After the Securities and Exchange Commission threatened to sue his company over plans to launch a cryptocurrency lending program, Coinbase CEO Brian Armstrong went on an all-out offensive Wednesday, accusing the regulator of "sketchy behavior" and "intimidation tactics behind closed doors."

Things could get messier from here.

Can I Borrow a Cryptodollar?

Coinbase, America's largest crypto exchange, wants to let its users lend USD Coin (USDC) — a cryptocurrency pegged to the U.S. dollar — to other traders and collect interest.

The SEC says investments like this should be regulated and treated as securities. In a handful of states, regulators have even said crypto-lending platforms are breaking securities laws. This latest spat has blown the tension between the two sides into full public view:

  • Public companies don't often disclose off-the-record communications with the SEC through a combative blog post and incendiary tweets, but Coinbase has gone on a PR offensive.
  • Various crypto firms say they're tired of a lack of clarity from regulators about the rationale for and consistency of enforcement, factors Coinbase claims are once again the problem here.

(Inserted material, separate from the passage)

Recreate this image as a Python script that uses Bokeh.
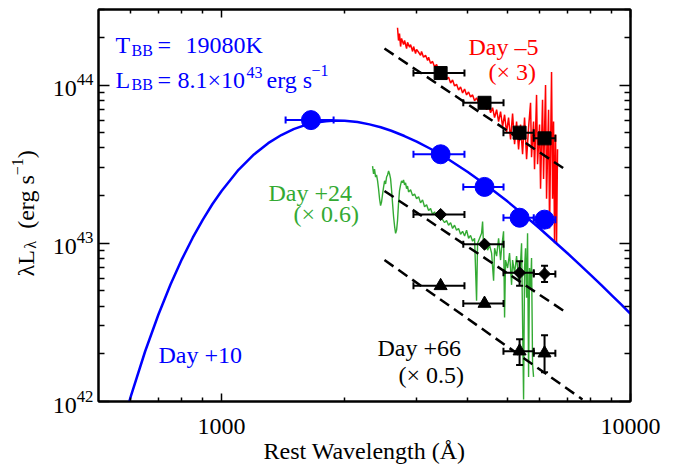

Kafkaesque-Coin: When Coinbase asked the SEC to explain why it wanted to regulate its crypto loans, Armstrong said it offered a baffling response. "They refuse to tell us why they think it's a security, and instead subpoena a bunch of records from us (we comply), demand testimony from our employees (we comply), and then tell us they will be suing us if we proceed to launch, with zero explanation as to why," he tweeted. One possible explanation is SEC Chair Gary Gensler has said he thinks stablecoins should fall under the regulator's watchful eye.

Playing Catch-Up: The SEC has essentially been playing catch-up with regulating crypto, as many firms assumed SEC oversight doesn't apply to them. That means Coinbase likely won't be the commission's last tussle; the regulator recently mailed out letters to several crypto start-ups, including Uniswap Labs, demanding information on their products and financials.